Johns Hopkins Gazette: October 7, 1996 Form

In Brief

Vaccine may protect against major cause of blindness

A vaccine developed by scientists at Hopkins and the University of Massachusetts protected mice from eye infections with Chlamydia trachomatis, a sexually transmitted disease that affects 700 million people worldwide.

The unusual vaccine--which may prevent or speed recovery from chlamydia, the world's leading cause of infectious blindness and sexually transmitted diseases--is the first to use successfully only a purified anti-chlamydial antibody in a vaccine to immunize against and stop this infectious disease.

The report of this study was published in the October issue of Nature Medicine.


Grafted motor nerves found more effective

A Hopkins animal study suggests that grafted motor nerves may be more effective than sensory nerves for restoring movement. The findings eventually may lead to improved treatment for facial nerve injuries and other nerve peripheral damage in people.

Sensory nerves relay information from the senses to the brain, while motor nerves carry the brain's signals back to the muscles.

Grafts using sensory nerves may create numbness in the donor area, while grafts using motor nerves may weaken or paralyze the donor area. Although surgeons usually use sensory nerves because numbness is considered a more acceptable risk, that often means poor function where the graft is placed, said Kyle D. Bickel, assistant professor of plastic surgery and orthopedic surgery and the report's lead author.


Historic Krieger Hall celebrating makeover

There will be an open house for the Whiting School of Engineering's 67-year-old Krieger Hall beginning at 3:30 p.m. on Friday, Oct. 11.

The "Renovation Celebration" will take place outside the building on the Homewood campus, followed by indoor tours of the facility. The Hopkins Symphony Orchestra Brass Ensemble will perform at 3:30 p.m., and at 4 p.m., top administrators, faculty members and students will make brief remarks about the project and recognize major donors.

The celebration will occur at the midpoint in an $8 million project to make urgently needed improvements in historic Krieger and Maryland halls, which will give the Engineering School additional lab and office space and allow it to hire more faculty members and expand its enrollment.

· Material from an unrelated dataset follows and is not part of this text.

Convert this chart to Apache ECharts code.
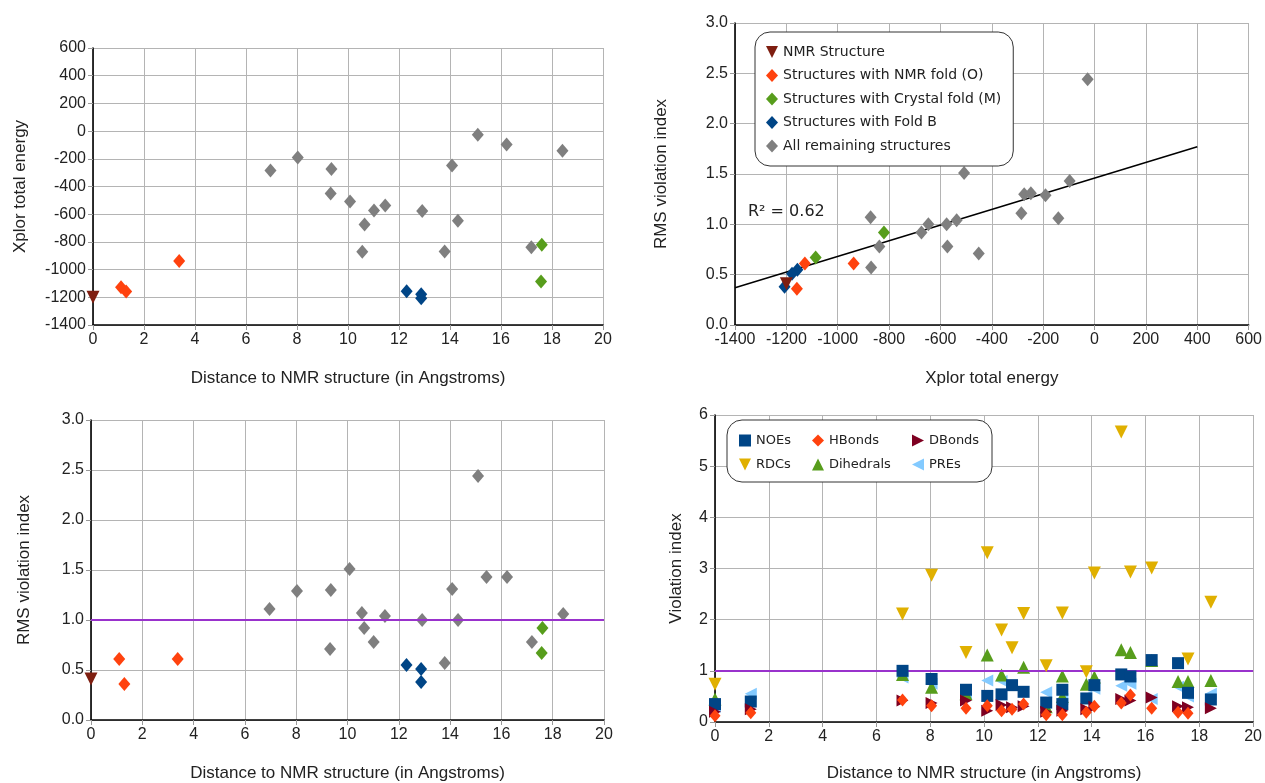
<!DOCTYPE html>
<html><head><meta charset="utf-8">
<script src="https://cdn.jsdelivr.net/npm/echarts@6/dist/echarts.min.js"></script>
<style>html,body{margin:0;padding:0;background:#fff}#c{width:1265px;height:783px}</style>
</head><body><div id="c"></div>
<script>
// ---------- Data: structures (distance to NMR structure, Xplor total energy, RMS violation index) ----------
const nmrDist = [0.00];
const nmrEnergy = [-1200];
const nmrRms = [0.41];

const nmrFoldDist = [1.10, 1.30, 3.38];
const nmrFoldEnergy = [-1128, -1159, -938];
const nmrFoldRms = [0.61, 0.36, 0.61];

const crystalDist = [17.60, 17.57];
const crystalEnergy = [-820, -1086];
const crystalRms = [0.92, 0.67];

const foldBDist = [12.30, 12.87, 12.87];
const foldBEnergy = [-1157, -1178, -1207];
const foldBRms = [0.55, 0.51, 0.38];

const remainDist = [6.96, 8.03, 9.35, 9.32, 10.08, 10.56, 10.65, 11.02, 11.46, 12.91, 13.79, 14.08, 14.31, 15.09, 15.42, 16.22, 17.19, 18.41];
const remainEnergy = [-285, -191, -274, -451, -508, -872, -674, -573, -537, -576, -870, -248, -647, -27, null, -97, -838, -141];
const remainRms = [1.11, 1.29, 1.30, 0.71, 1.51, 1.07, 0.92, 0.78, 1.04, 1.00, 0.57, 1.31, 1.00, 2.44, 1.43, 1.43, 0.78, 1.06];

// Regression line (read endpoints) and its R^2
const trendEnergy = [-1400, 400];
const trendRms = [0.37, 1.77];
const rSquaredText = 'R\u00b2 = 0.62';

// ---------- Data: violation indices per restraint type ----------
const violDist = [0.00, 1.33, 6.97, 8.05, 9.33, 10.12, 10.65, 11.04, 11.47, 12.31, 12.91, 12.91, 13.80, 14.10, 15.10, 15.44, 16.23, 17.21, 17.58, 18.43];
const noes      = [0.35, 0.40, 1.00, 0.84, 0.63, 0.51, 0.54, 0.72, 0.59, 0.38, 0.63, 0.35, 0.46, 0.72, 0.93, 0.89, 1.21, 1.15, 0.57, 0.44];
const hbonds    = [0.12, 0.18, 0.43, 0.32, 0.27, 0.32, 0.22, 0.25, 0.35, 0.14, 0.14, null, 0.19, 0.31, 0.37, 0.53, 0.27, 0.19, 0.17, null];
const dbonds    = [0.20, 0.25, 0.42, 0.37, 0.42, 0.22, 0.33, 0.29, 0.31, 0.20, 0.22, null, 0.25, 0.30, 0.45, 0.42, 0.48, 0.31, 0.29, 0.27];
const rdcs      = [0.74, null, 2.11, 2.87, 1.36, 3.31, 1.80, 1.45, 2.12, 1.10, 2.13, null, 0.98, 2.91, 5.67, 2.93, 3.01, null, 1.23, 2.34];
const dihedrals = [0.45, null, 0.93, 0.68, 0.55, 1.31, 0.92, null, 1.07, 0.30, 0.90, 0.50, 0.74, 0.88, 1.41, 1.36, 1.20, 0.79, 0.79, 0.81];
const pres      = [0.30, 0.55, 0.87, 0.75, 0.55, 0.81, 0.80, null, null, 0.58, 0.45, null, 0.50, 0.65, 0.71, 0.75, 0.45, 0.69, 0.50, 0.55];

const violationThreshold = 1;

// ---------- Helpers ----------
function zip(a, b) {
  const out = [];
  for (let i = 0; i < a.length; i++) {
    if (a[i] == null || b[i] == null) continue;
    out.push([a[i], b[i]]);
  }
  return out;
}

const C = {
  gray: '#7f7f7f', orange: '#ff420e', green: '#579d1c', blue: '#004586', brown: '#7e1e10',
  maroon: '#7e0021', gold: '#e0b000', light: '#83caff', purple: '#9932cc'
};
const TICK_FONT = 'Liberation Sans';
const LEG_FONT = 'DejaVu Sans';
const plain = v => String(v);
const fmt1 = v => v.toFixed(1);

const ICON_DOWN = 'path://M0,0L10,0L5,10Z';
const ICON_RIGHT = 'path://M0,0L10,5L0,10Z';
const ICON_LEFT = 'path://M10,0L0,5L10,10Z';

function axis(extra, formatter) {
  return Object.assign({
    type: 'value',
    nameLocation: 'middle',
    nameTextStyle: { fontFamily: TICK_FONT, fontSize: 17, color: '#222' },
    axisLine: { show: true, onZero: false, lineStyle: { color: '#000', width: 1.6 } },
    axisTick: { show: true, length: 5, lineStyle: { color: '#999' } },
    splitLine: { show: true, lineStyle: { color: '#b4b4b4', width: 1 } },
    axisLabel: { fontFamily: TICK_FONT, fontSize: 16, color: '#222', margin: 7, formatter: formatter || plain }
  }, extra);
}

const groups = [
  { name: 'All remaining structures', color: C.gray, symbol: 'diamond', rot: 0, size: [12, 14], d: remainDist, e: remainEnergy, r: remainRms },
  { name: 'Structures with NMR fold (O)', color: C.orange, symbol: 'diamond', rot: 0, size: [12, 14], d: nmrFoldDist, e: nmrFoldEnergy, r: nmrFoldRms },
  { name: 'Structures with Crystal fold (M)', color: C.green, symbol: 'diamond', rot: 0, size: [12, 14], d: crystalDist, e: crystalEnergy, r: crystalRms },
  { name: 'Structures with Fold B', color: C.blue, symbol: 'diamond', rot: 0, size: [12, 14], d: foldBDist, e: foldBEnergy, r: foldBRms },
  { name: 'NMR Structure', color: C.brown, symbol: 'triangle', rot: 180, size: 13, d: nmrDist, e: nmrEnergy, r: nmrRms }
];

const series = [];
const panels = [
  { idx: 0, x: 'd', y: 'e' },
  { idx: 1, x: 'e', y: 'r' },
  { idx: 2, x: 'd', y: 'r' }
];
panels.forEach(p => {
  groups.forEach((g, gi) => {
    const s = {
      type: 'scatter', name: g.name, xAxisIndex: p.idx, yAxisIndex: p.idx,
      symbol: g.symbol, symbolRotate: g.rot, symbolSize: g.size,
      itemStyle: { color: g.color, opacity: 1 },
      data: zip(g[p.x], g[p.y]), z: 3 + gi
    };
    if (p.idx === 2 && gi === 0) {
      s.markLine = { silent: true, symbol: 'none', label: { show: false },
        lineStyle: { color: C.purple, width: 2, type: 'solid' }, data: [{ yAxis: violationThreshold }] };
    }
    series.push(s);
  });
});
series.push({
  type: 'line', name: 'trend', xAxisIndex: 1, yAxisIndex: 1, showSymbol: false, symbol: 'none',
  lineStyle: { color: '#000', width: 1.5 }, data: zip(trendEnergy, trendRms), z: 2, silent: true
});

const viol = [
  { name: 'PREs', color: C.light, symbol: 'triangle', rot: 90, size: 12, v: pres },
  { name: 'Dihedrals', color: C.green, symbol: 'triangle', rot: 0, size: 13, v: dihedrals },
  { name: 'RDCs', color: C.gold, symbol: 'triangle', rot: 180, size: 13, v: rdcs },
  { name: 'NOEs', color: C.blue, symbol: 'rect', rot: 0, size: 12, v: noes },
  { name: 'DBonds', color: C.maroon, symbol: 'triangle', rot: -90, size: 12, v: dbonds },
  { name: 'HBonds', color: C.orange, symbol: 'diamond', rot: 0, size: [11, 13], v: hbonds }
];
viol.forEach((g, gi) => {
  const s = {
    type: 'scatter', name: g.name, xAxisIndex: 3, yAxisIndex: 3,
    symbol: g.symbol, symbolRotate: g.rot, symbolSize: g.size,
    itemStyle: { color: g.color, opacity: 1 }, data: zip(violDist, g.v), z: 3 + gi
  };
  if (gi === 0) {
    s.markLine = { silent: true, symbol: 'none', label: { show: false },
      lineStyle: { color: C.purple, width: 2, type: 'solid' }, data: [{ yAxis: violationThreshold }] };
  }
  series.push(s);
});

function legItem(name, icon) { return icon ? { name: name, icon: icon } : { name: name }; }

const legBase = {
  orient: 'vertical', selectedMode: false,
  textStyle: { fontFamily: LEG_FONT, fontSize: 13, color: '#222' },
  itemWidth: 12, itemHeight: 12, itemGap: 11, padding: 0
};

const option = {
  animation: false,
  backgroundColor: '#fff',
  grid: [
    { left: 93, right: 662, top: 48, bottom: 458 },
    { left: 735, right: 15, top: 23, bottom: 458 },
    { left: 91, right: 661, top: 420, bottom: 63 },
    { left: 715, right: 11, top: 415, bottom: 61 }
  ],
  xAxis: [
    axis({ gridIndex: 0, min: 0, max: 20, interval: 2, name: 'Distance to NMR structure (in Angstroms)', nameGap: 45 }),
    axis({ gridIndex: 1, min: -1400, max: 600, interval: 200, name: 'Xplor total energy', nameGap: 45 }),
    axis({ gridIndex: 2, min: 0, max: 20, interval: 2, name: 'Distance to NMR structure (in Angstroms)', nameGap: 45 }),
    axis({ gridIndex: 3, min: 0, max: 20, interval: 2, name: 'Distance to NMR structure (in Angstroms)', nameGap: 43 })
  ],
  yAxis: [
    axis({ gridIndex: 0, min: -1400, max: 600, interval: 200, name: 'Xplor total energy', nameGap: 64 }),
    axis({ gridIndex: 1, min: 0, max: 3, interval: 0.5, name: 'RMS violation index', nameGap: 65 }, fmt1),
    axis({ gridIndex: 2, min: 0, max: 3, interval: 0.5, name: 'RMS violation index', nameGap: 58 }, fmt1),
    axis({ gridIndex: 3, min: 0, max: 6, interval: 1, name: 'Violation index', nameGap: 30 })
  ],
  legend: [
    {
      orient: 'vertical', selectedMode: false, left: 755, top: 32,
      data: [legItem('NMR Structure', ICON_DOWN), legItem('Structures with NMR fold (O)'),
             legItem('Structures with Crystal fold (M)'), legItem('Structures with Fold B'),
             legItem('All remaining structures')],
      textStyle: { fontFamily: LEG_FONT, fontSize: 14, color: '#222' },
      itemWidth: 12, itemHeight: 13, itemGap: 9.5,
      padding: [13, 12, 13, 11],
      backgroundColor: '#fff', borderColor: '#333', borderWidth: 1, borderRadius: 15, z: 6
    },
    Object.assign({}, legBase, { left: 739, top: 434, data: [legItem('NOEs'), legItem('RDCs', ICON_DOWN)], z: 6 }),
    Object.assign({}, legBase, { left: 812, top: 434, data: [legItem('HBonds'), legItem('Dihedrals')], z: 6 }),
    Object.assign({}, legBase, { left: 912, top: 434, data: [legItem('DBonds', ICON_RIGHT), legItem('PREs', ICON_LEFT)], z: 6 })
  ],
  graphic: [
    { type: 'rect', z: 5, shape: { x: 727, y: 420, width: 265, height: 62, r: 15 },
      style: { fill: '#fff', stroke: '#333', lineWidth: 1 } },
    { type: 'text', z: 5, left: 748, top: 204,
      style: { text: rSquaredText, font: '16px "DejaVu Sans"', fill: '#222' } }
  ],
  series: series
};

const chart = echarts.init(document.getElementById('c'), null, { renderer: 'canvas' });
chart.setOption(option);
</script>
</body></html>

Krieger Hall was constructed in 1929 as a home for the university's Physics Department, which had been based in the cramped attic of Maryland Hall. The new structure was originally called Rowland Hall, in honor of Henry A. Rowland, the first professor of physics at Hopkins. In 1990, Rowland Hall was renamed for Zanvyl Krieger, who had provided a significant gift to renovate part of the building for the Krieger Mind/Brain Institute located there.